Perceptually Based Approaches to Understanding Early Categorization
Paul C. Quinn
Department of Psychology, Brown University

There has been debate over the roles of perceptual and conceptual information in the development of representations for global and basic-level categories of objects. However, even within one or the other framework for understanding early categorization (i.e., perceptual or conceptual), there may not be uniform consensus. Each investigative group has a unique research strategy and view of the data. The purpose of this thematic collection is to allow four investigative teams that have adopted a perceptually based approach to present their most recent findings in a common forum. What points of synthesis and divergence exist at this stage in the research? Two articles (Mareschal & French, this issue; Quinn & Johnson, this issue) describe efforts to develop connectionist accounts of the processes that allow infants to form category representations for objects at global and basic levels. Two additional articles examine factors affecting the formation of global and basic-level category representations by infants.

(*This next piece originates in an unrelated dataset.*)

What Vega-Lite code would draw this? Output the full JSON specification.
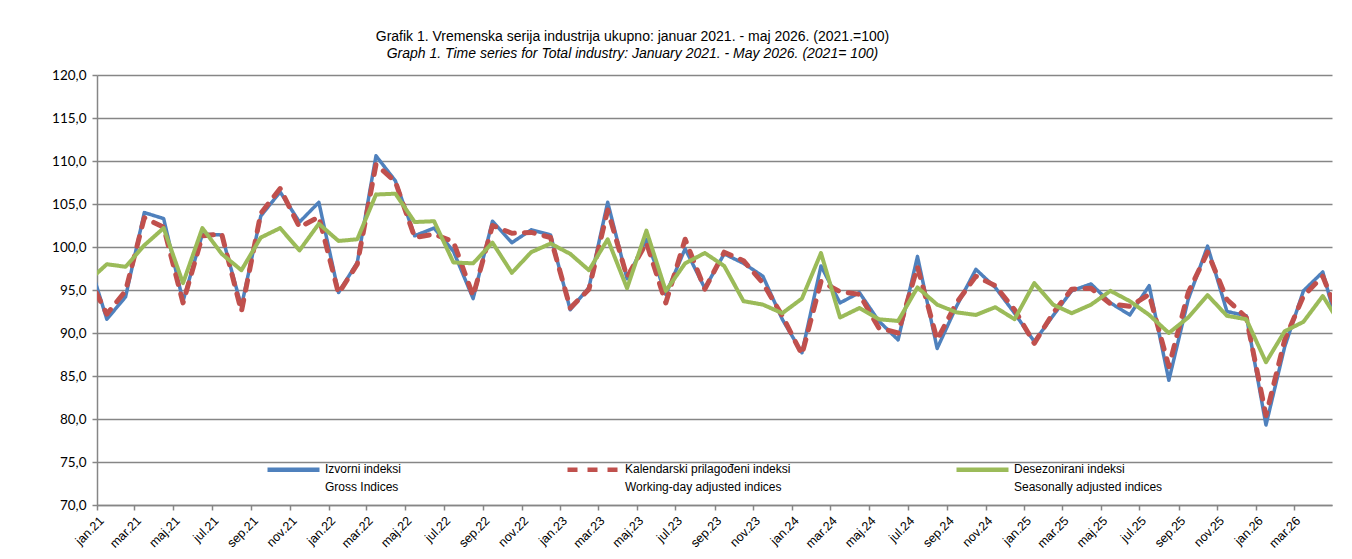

Younger and Fearing (this issue) focus on the between-category contrast of the stimuli presented during familiarization, whereas Rakison (this issue) emphasizes the role of object parts in marking category distinctions. The four articles are discussed in commentaries by Smith (this issue) and Mandler (this issue). Smith proposes that category formation by infants can be explained in terms of dynamic processes of perceiving and remembering working collaboratively to create “moments of knowing.” Mandler argues that infant categorization performance needs to be understood from a dual process framework involving separable perceptual and conceptual processes. Quinn, Johnson, Mareschal, Rakison, and Younger (this issue) respond to the commentaries in a reply that focuses on issues of metatheory, mechanism, and data interpretation. The articles, along with Smith’s commentary, were originally presented as papers in a symposium entitled Perceptually Based Approaches to Early Categorization conducted at the 1998 International Conference on Infant Studies held in Atlanta, Georgia, April 2 through 5, 1998.